§ Set exercise: Write out the full listing exactly as given, minus the images.

§ Data extract:
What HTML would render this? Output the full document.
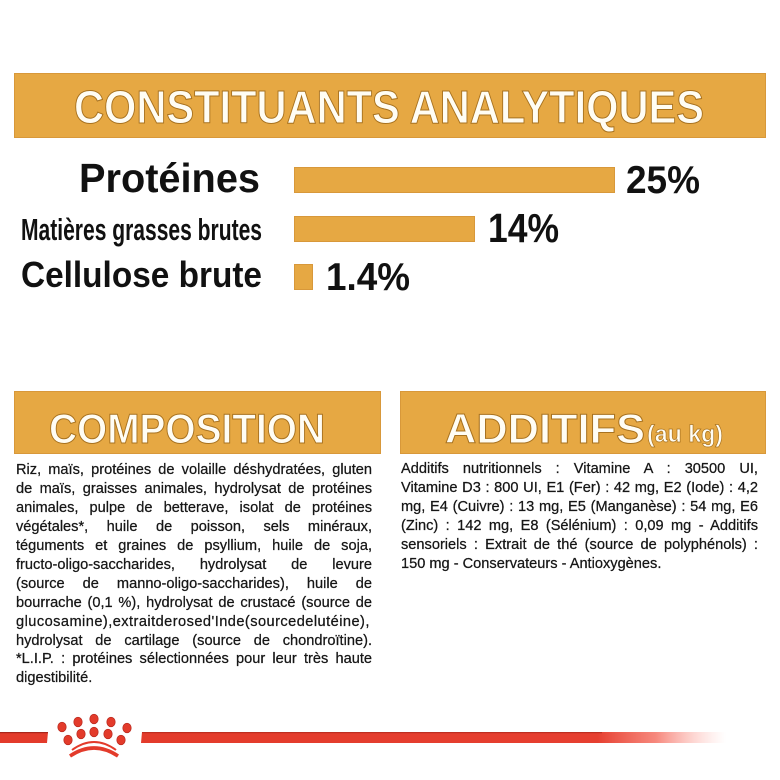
<!DOCTYPE html>
<html>
<head>
<meta charset="utf-8">
<style>
html,body{margin:0;padding:0;background:#fff;}
body{width:780px;height:780px;position:relative;overflow:hidden;font-family:"Liberation Sans",Arial,sans-serif;}
svg.bg{position:absolute;left:0;top:0;}
.para{position:absolute;font-size:14.6px;line-height:18.9px;color:#161616;-webkit-text-stroke:0.25px #161616;}
.para div{text-align:justify;text-align-last:justify;white-space:normal;}
.para div.last{text-align-last:left;}
</style>
</head>
<body>
<svg class="bg" width="780" height="780" viewBox="0 0 780 780" xmlns="http://www.w3.org/2000/svg">
  <defs>
    <linearGradient id="fade" x1="0" y1="0" x2="1" y2="0">
      <stop offset="0" stop-color="#e33b2b"/>
      <stop offset="0.78" stop-color="#e63f30"/>
      <stop offset="0.88" stop-color="#f46a5c" stop-opacity="0.8"/>
      <stop offset="1" stop-color="#ffb0a8" stop-opacity="0"/>
    </linearGradient>
  </defs>
  <!-- header bar -->
  <rect x="14.5" y="73.5" width="751" height="64" fill="#e6a843" stroke="#d8983a" stroke-width="1"/>
  <text x="74" y="123" textLength="630" lengthAdjust="spacingAndGlyphs" font-family="Liberation Sans, Arial, sans-serif" font-size="46" font-weight="bold" fill="#fffdf4" stroke="#a8721f" stroke-width="1">CONSTITUANTS ANALYTIQUES</text>

  <!-- labels -->
  <text x="79" y="192" textLength="181" lengthAdjust="spacingAndGlyphs" font-family="Liberation Sans, Arial, sans-serif" font-size="41" font-weight="bold" fill="#111">Protéines</text>
  <text x="21" y="240" textLength="241" lengthAdjust="spacingAndGlyphs" font-family="Liberation Sans, Arial, sans-serif" font-size="31" font-weight="bold" fill="#111">Matières grasses brutes</text>
  <text x="21" y="287" textLength="241" lengthAdjust="spacingAndGlyphs" font-family="Liberation Sans, Arial, sans-serif" font-size="36" font-weight="bold" fill="#111">Cellulose brute</text>

  <!-- bars -->
  <rect x="294.5" y="167.5" width="320" height="25" fill="#e6a843" stroke="#d8983a" stroke-width="1"/>
  <rect x="294.5" y="216.5" width="180" height="25" fill="#e6a843" stroke="#d8983a" stroke-width="1"/>
  <rect x="294.5" y="264.5" width="18" height="25" fill="#e6a843" stroke="#d8983a" stroke-width="1"/>

  <!-- values -->
  <text x="626" y="193" textLength="74" lengthAdjust="spacingAndGlyphs" font-family="Liberation Sans, Arial, sans-serif" font-size="39" font-weight="bold" fill="#111">25%</text>
  <text x="488" y="242" textLength="71" lengthAdjust="spacingAndGlyphs" font-family="Liberation Sans, Arial, sans-serif" font-size="41" font-weight="bold" fill="#111">14%</text>
  <text x="326" y="290" textLength="84" lengthAdjust="spacingAndGlyphs" font-family="Liberation Sans, Arial, sans-serif" font-size="39" font-weight="bold" fill="#111">1.4%</text>

  <!-- composition header -->
  <rect x="14.5" y="391.5" width="366" height="62" fill="#e6a843" stroke="#d8983a" stroke-width="1"/>
  <text x="49" y="443" textLength="276" lengthAdjust="spacingAndGlyphs" font-family="Liberation Sans, Arial, sans-serif" font-size="42" font-weight="bold" fill="#fffdf4" stroke="#a8721f" stroke-width="1">COMPOSITION</text>

  <!-- additifs header -->
  <rect x="400.5" y="391.5" width="365" height="62" fill="#e6a843" stroke="#d8983a" stroke-width="1"/>
  <text x="445" y="443" textLength="200" lengthAdjust="spacingAndGlyphs" font-family="Liberation Sans, Arial, sans-serif" font-size="42" font-weight="bold" fill="#fffdf4" stroke="#a8721f" stroke-width="1">ADDITIFS</text>
  <text x="647" y="442" textLength="76" lengthAdjust="spacingAndGlyphs" font-family="Liberation Sans, Arial, sans-serif" font-size="24" font-weight="bold" fill="#fffdf4" stroke="#a8721f" stroke-width="0.7">(au kg)</text>

  <!-- red line -->
  <path d="M0 732 L48 732 L47 743 L0 743 Z" fill="#e33b2b"/>
  <rect x="0" y="732" width="48" height="1.2" fill="#a9261b"/>
  <path d="M142 732 L726 732 L726 743 L141 743 Z" fill="url(#fade)"/>
  <rect x="142" y="732" width="460" height="1.2" fill="#b42a1e" opacity="0.8"/>

  <!-- crown -->
  <g fill="#e33b2b" stroke="#b8261b" stroke-width="0.7">
    <ellipse cx="62" cy="727" rx="4.2" ry="4.8"/>
    <ellipse cx="78" cy="722" rx="4.2" ry="4.8"/>
    <ellipse cx="94" cy="719" rx="4.2" ry="4.8"/>
    <ellipse cx="111" cy="722" rx="4.2" ry="4.8"/>
    <ellipse cx="127" cy="728" rx="4.2" ry="4.8"/>
    <ellipse cx="68" cy="740" rx="4.2" ry="4.8"/>
    <ellipse cx="81" cy="734" rx="4.2" ry="4.8"/>
    <ellipse cx="94" cy="732" rx="4.2" ry="4.8"/>
    <ellipse cx="108" cy="734" rx="4.2" ry="4.8"/>
    <ellipse cx="121" cy="740" rx="4.2" ry="4.8"/>
  </g>
  <path d="M72 750 Q94 734 116 750" fill="none" stroke="#e33b2b" stroke-width="2"/>
  <path d="M70 756 Q94 740 118 756" fill="none" stroke="#e33b2b" stroke-width="3.6"/>
</svg>

<div class="para" style="left:16px;top:461.4px;width:356px;">
  <div>Riz, maïs, protéines de volaille déshydratées, gluten</div>
  <div>de maïs, graisses animales, hydrolysat de protéines</div>
  <div>animales, pulpe de betterave, isolat de protéines</div>
  <div>végétales*, huile de poisson, sels minéraux,</div>
  <div>téguments et graines de psyllium, huile de soja,</div>
  <div>fructo-oligo-saccharides, hydrolysat de levure</div>
  <div>(source de manno-oligo-saccharides), huile de</div>
  <div>bourrache (0,1 %), hydrolysat de crustacé (source de</div>
  <div style="letter-spacing:0.45px;">glucosamine),extraitderosed'Inde(sourcedelutéine),</div>
  <div>hydrolysat de cartilage (source de chondroïtine).</div>
  <div>*L.I.P. : protéines sélectionnées pour leur très haute</div>
  <div class="last">digestibilité.</div>
</div>

<div class="para" style="left:401px;top:460.4px;width:357px;">
  <div>Additifs nutritionnels : Vitamine A : 30500 UI,</div>
  <div>Vitamine D3 : 800 UI, E1 (Fer) : 42 mg, E2 (Iode) : 4,2</div>
  <div>mg, E4 (Cuivre) : 13 mg, E5 (Manganèse) : 54 mg, E6</div>
  <div>(Zinc) : 142 mg, E8 (Sélénium) : 0,09 mg - Additifs</div>
  <div>sensoriels : Extrait de thé (source de polyphénols) :</div>
  <div class="last">150 mg - Conservateurs - Antioxygènes.</div>
</div>
</body>
</html>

§ Exercise solution:
What HTML would render this? Output the full document.
<!DOCTYPE html>
<html>
<head>
<meta charset="utf-8">
<style>
html,body{margin:0;padding:0;background:#fff;}
body{width:780px;height:780px;position:relative;overflow:hidden;font-family:"Liberation Sans",Arial,sans-serif;}
svg.bg{position:absolute;left:0;top:0;}
.para{position:absolute;font-size:14.6px;line-height:18.9px;color:#161616;-webkit-text-stroke:0.25px #161616;}
.para div{text-align:justify;text-align-last:justify;white-space:normal;}
.para div.last{text-align-last:left;}
</style>
</head>
<body>
<svg class="bg" width="780" height="780" viewBox="0 0 780 780" xmlns="http://www.w3.org/2000/svg">
  <defs>
    <linearGradient id="fade" x1="0" y1="0" x2="1" y2="0">
      <stop offset="0" stop-color="#e33b2b"/>
      <stop offset="0.78" stop-color="#e63f30"/>
      <stop offset="0.88" stop-color="#f46a5c" stop-opacity="0.8"/>
      <stop offset="1" stop-color="#ffb0a8" stop-opacity="0"/>
    </linearGradient>
  </defs>
  <!-- header bar -->
  <rect x="14.5" y="73.5" width="751" height="64" fill="#e6a843" stroke="#d8983a" stroke-width="1"/>
  <text x="74" y="123" textLength="630" lengthAdjust="spacingAndGlyphs" font-family="Liberation Sans, Arial, sans-serif" font-size="46" font-weight="bold" fill="#fffdf4" stroke="#a8721f" stroke-width="1">CONSTITUANTS ANALYTIQUES</text>

  <!-- labels -->
  <text x="79" y="192" textLength="181" lengthAdjust="spacingAndGlyphs" font-family="Liberation Sans, Arial, sans-serif" font-size="41" font-weight="bold" fill="#111">Protéines</text>
  <text x="21" y="240" textLength="241" lengthAdjust="spacingAndGlyphs" font-family="Liberation Sans, Arial, sans-serif" font-size="31" font-weight="bold" fill="#111">Matières grasses brutes</text>
  <text x="21" y="287" textLength="241" lengthAdjust="spacingAndGlyphs" font-family="Liberation Sans, Arial, sans-serif" font-size="36" font-weight="bold" fill="#111">Cellulose brute</text>

  <!-- bars -->
  <rect x="294.5" y="167.5" width="320" height="25" fill="#e6a843" stroke="#d8983a" stroke-width="1"/>
  <rect x="294.5" y="216.5" width="180" height="25" fill="#e6a843" stroke="#d8983a" stroke-width="1"/>
  <rect x="294.5" y="264.5" width="18" height="25" fill="#e6a843" stroke="#d8983a" stroke-width="1"/>

  <!-- values -->
  <text x="626" y="193" textLength="74" lengthAdjust="spacingAndGlyphs" font-family="Liberation Sans, Arial, sans-serif" font-size="39" font-weight="bold" fill="#111">25%</text>
  <text x="488" y="242" textLength="71" lengthAdjust="spacingAndGlyphs" font-family="Liberation Sans, Arial, sans-serif" font-size="41" font-weight="bold" fill="#111">14%</text>
  <text x="326" y="290" textLength="84" lengthAdjust="spacingAndGlyphs" font-family="Liberation Sans, Arial, sans-serif" font-size="39" font-weight="bold" fill="#111">1.4%</text>

  <!-- composition header -->
  <rect x="14.5" y="391.5" width="366" height="62" fill="#e6a843" stroke="#d8983a" stroke-width="1"/>
  <text x="49" y="443" textLength="276" lengthAdjust="spacingAndGlyphs" font-family="Liberation Sans, Arial, sans-serif" font-size="42" font-weight="bold" fill="#fffdf4" stroke="#a8721f" stroke-width="1">COMPOSITION</text>

  <!-- additifs header -->
  <rect x="400.5" y="391.5" width="365" height="62" fill="#e6a843" stroke="#d8983a" stroke-width="1"/>
  <text x="445" y="443" textLength="200" lengthAdjust="spacingAndGlyphs" font-family="Liberation Sans, Arial, sans-serif" font-size="42" font-weight="bold" fill="#fffdf4" stroke="#a8721f" stroke-width="1">ADDITIFS</text>
  <text x="647" y="442" textLength="76" lengthAdjust="spacingAndGlyphs" font-family="Liberation Sans, Arial, sans-serif" font-size="24" font-weight="bold" fill="#fffdf4" stroke="#a8721f" stroke-width="0.7">(au kg)</text>

  <!-- red line -->
  <path d="M0 732 L48 732 L47 743 L0 743 Z" fill="#e33b2b"/>
  <rect x="0" y="732" width="48" height="1.2" fill="#a9261b"/>
  <path d="M142 732 L726 732 L726 743 L141 743 Z" fill="url(#fade)"/>
  <rect x="142" y="732" width="460" height="1.2" fill="#b42a1e" opacity="0.8"/>

  <!-- crown -->
  <g fill="#e33b2b" stroke="#b8261b" stroke-width="0.7">
    <ellipse cx="62" cy="727" rx="4.2" ry="4.8"/>
    <ellipse cx="78" cy="722" rx="4.2" ry="4.8"/>
    <ellipse cx="94" cy="719" rx="4.2" ry="4.8"/>
    <ellipse cx="111" cy="722" rx="4.2" ry="4.8"/>
    <ellipse cx="127" cy="728" rx="4.2" ry="4.8"/>
    <ellipse cx="68" cy="740" rx="4.2" ry="4.8"/>
    <ellipse cx="81" cy="734" rx="4.2" ry="4.8"/>
    <ellipse cx="94" cy="732" rx="4.2" ry="4.8"/>
    <ellipse cx="108" cy="734" rx="4.2" ry="4.8"/>
    <ellipse cx="121" cy="740" rx="4.2" ry="4.8"/>
  </g>
  <path d="M72 750 Q94 734 116 750" fill="none" stroke="#e33b2b" stroke-width="2"/>
  <path d="M70 756 Q94 740 118 756" fill="none" stroke="#e33b2b" stroke-width="3.6"/>
</svg>

<div class="para" style="left:16px;top:461.4px;width:356px;">
  <div>Riz, maïs, protéines de volaille déshydratées, gluten</div>
  <div>de maïs, graisses animales, hydrolysat de protéines</div>
  <div>animales, pulpe de betterave, isolat de protéines</div>
  <div>végétales*, huile de poisson, sels minéraux,</div>
  <div>téguments et graines de psyllium, huile de soja,</div>
  <div>fructo-oligo-saccharides, hydrolysat de levure</div>
  <div>(source de manno-oligo-saccharides), huile de</div>
  <div>bourrache (0,1 %), hydrolysat de crustacé (source de</div>
  <div style="letter-spacing:0.45px;">glucosamine),extraitderosed'Inde(sourcedelutéine),</div>
  <div>hydrolysat de cartilage (source de chondroïtine).</div>
  <div>*L.I.P. : protéines sélectionnées pour leur très haute</div>
  <div class="last">digestibilité.</div>
</div>

<div class="para" style="left:401px;top:460.4px;width:357px;">
  <div>Additifs nutritionnels : Vitamine A : 30500 UI,</div>
  <div>Vitamine D3 : 800 UI, E1 (Fer) : 42 mg, E2 (Iode) : 4,2</div>
  <div>mg, E4 (Cuivre) : 13 mg, E5 (Manganèse) : 54 mg, E6</div>
  <div>(Zinc) : 142 mg, E8 (Sélénium) : 0,09 mg - Additifs</div>
  <div>sensoriels : Extrait de thé (source de polyphénols) :</div>
  <div class="last">150 mg - Conservateurs - Antioxygènes.</div>
</div>
</body>
</html>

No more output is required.